Timothy Y. Chow tchow at math.princeton.edu
Thu Jun 23 22:58:29 EDT 2022

Harvey Friedman wrote:
> I don't have the slightest doubt that the great success of 
> foundationalism in mathematics and computer science and electrical 
> engineering can be had in all of science and engineering and possibly in 
> art as well. It's just more difficult to accomplish than in mathematics.
> The reason that foundationalism is so difficult and slow to achieve is 
> that it requires very high levels of disparate abilities that rarely 
> flourish in a single individual. Whereas we all know people in 
> mathematics with uncanny power, and we also know perceptive scholars 
> with strong philosophical instincts, we don't know too many that not 
> only have both but also know how to use them together. The primary 
> example from the 20th century that we all think of is of course Goedel. 
> And in a different realm, there is obviously Einstein.

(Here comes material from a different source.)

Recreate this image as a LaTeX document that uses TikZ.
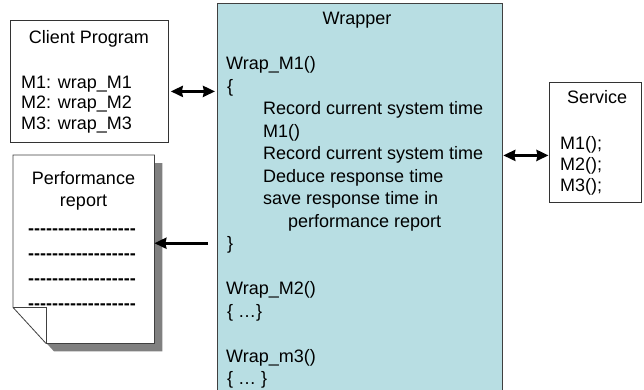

The main reason I don't believe this is that, other than in mathematics, 
there is no way to settle disagreements definitively.  (Well, there is 
always the oldest and most powerful way of settling disagreements: kill 
those who don't agree with you.  But I mean besides that.)

If there is a way to settle disagreements, then there is no need to have
individuals who are geniuses in several dimensions at once.  Progress can
be achieved by a group.  Indeed, group progress is the way progress has
always been achieved, in any arena of human endeavor.

Conversely, if there is no way to settle disagreements, then 
foundationalism is impossible.  Thousands of philosophers throughout 
history have convinced themselves that they have laid solid foundations 
once and for all, but come on...who are they kidding?  The Standard Model 
of physics is an amazing accomplishment, but once we reach the point where 
disagreements can no longer be settled by experiment, what is there left 
to do?

It is bizarre and anomalous that such a high degree of agreement is 
achievable in mathematics.  Despite the success of f.o.m., I think we have 
no good explanation for this anomaly.  I believe that Kripkenstein, or 
what Friedman likes to call Wittgenstein-inspire skepticism, demonstrates 
that even foundationalism in mathematics has its limits.  If it weren't 
for mathematics, there would be overwhelming evidence that such a high 
degree of agreement is impossible (without a correspondingly high number 
of murders).  Somehow we're lucky to have one success story, but I see no 
grounds to be optimistic about similar successes in other arenas, where 
there is no credible mechanism for settling disputes definitively.